The fire occurred near 223rd Street, said Dwayne, who lives in a shack he constructed at tent city.

“It was right on the fence line,” he said.

“It’s been done before.”

The Maple Ridge fire department is still investigating Sunday’s fire.

“Last night was less than an ideal time to do a fire-cause investigation,” Fire Chief Howard Exner said Monday, as it was dark and rainy the night before.

He did, however, confirm, that firefighters found debris in the tent that was consistent with “some bangs of some sort.”

While he couldn’t elaborate on what the debris was, he said it’s not unlike materials likely associated with most all of the tents at the camp. He also said the tent appeared to have been used for storage.

Exner added that firefighters responded within five minutes of the 911 call and controlled the fire with one hose, initially from outside the blue fence that surrounds the camp.
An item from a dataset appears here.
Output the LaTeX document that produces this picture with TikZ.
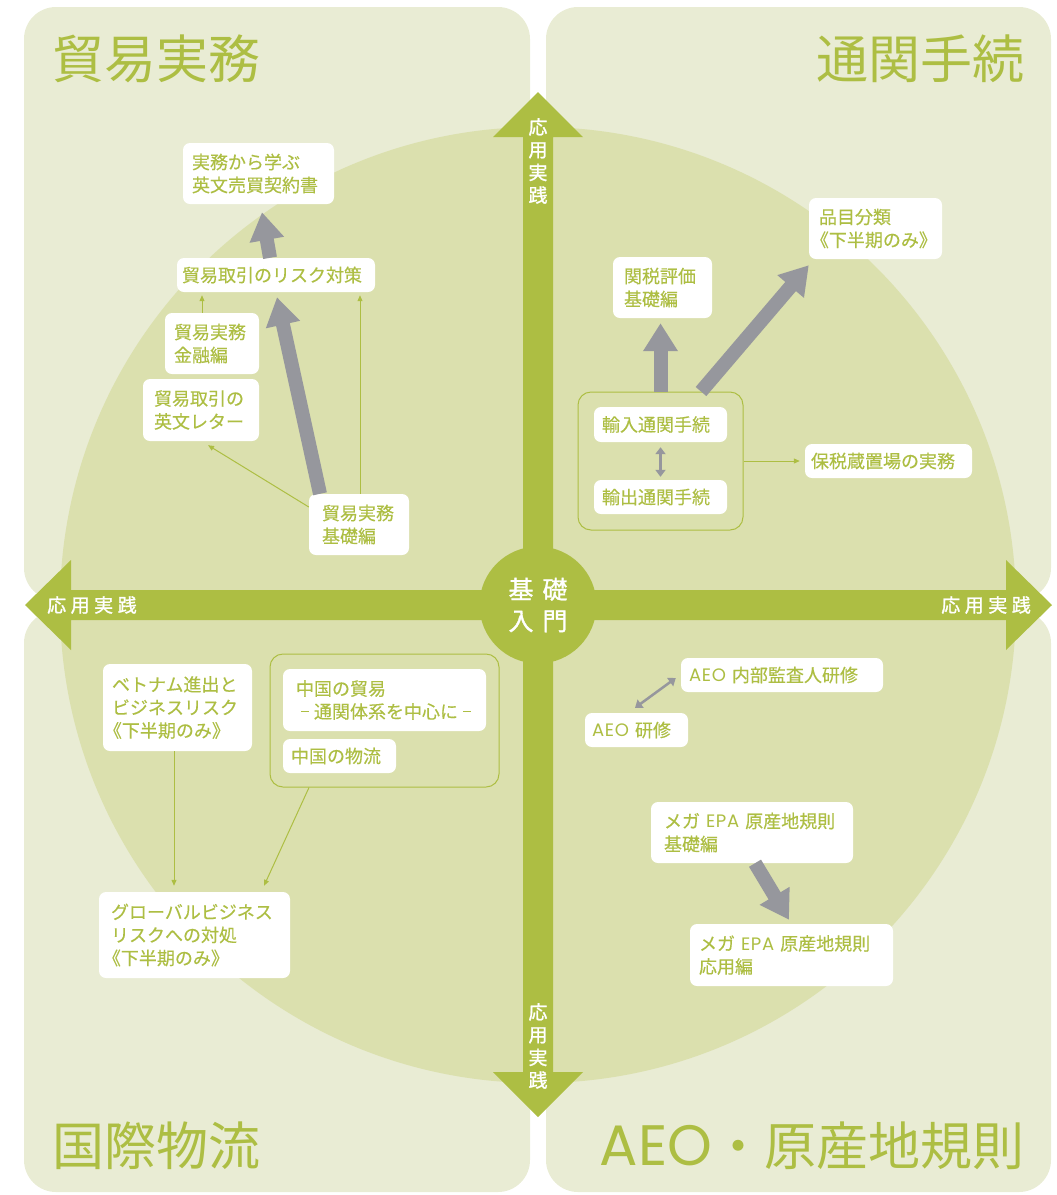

They then moved in to ensure it was out.

The fire chief said it was the fifth fire at the camp the department has responded to, and that two of them were “incendiary.

“We believe we know who started them,” Exner said, although the department has not been able to prove that.

Of the four previous fires, Exner added nothing indicated they were started outside the camp. He asks anyone with information, or video, regarding the latest fire, to contact the fire department.

Ridge Meadows RCMP will become involved in the fire department’s investigation if it is found that anything criminal took place, said Sgt. Brenda Gresiuk.

Regarding the previous fires, Dwayne said twice that gas cans were set up against tents and ignited.

Fire destroyed a tent just after Christmas last year.

The fire department has conducted numerous safety inspections at the camp and has long sought to improve safety there, such as having gas cans removed.

The fire department even considered seeking a compliance order from the B.C. Supreme Court.

Dwayne is concerned for the safety of camp residents, not just because of the fire, but also the cold.

“This is a hard time of year,” he said.

Camp residents, estimated to between 40 and 80, have no heat sources, he added. They are not allowed to have open flames, or use generators or car batteries.

Without heat, though, Dwayne said, they will die.

“We’ll freeze to death.”

Fearing that, he added, camp residents will do what they have to do to survive.

A warming tent was added to the camp last December, followed by washrooms and a shower. But Dwayne said campers still need to be warm when they sleep.

“Tell us what we can use,” he said. “People are going to die because of stupid choices. But it’s survival. You have to do things to keep warm. We don’t have a lot of money, we don’t have a lot of options.”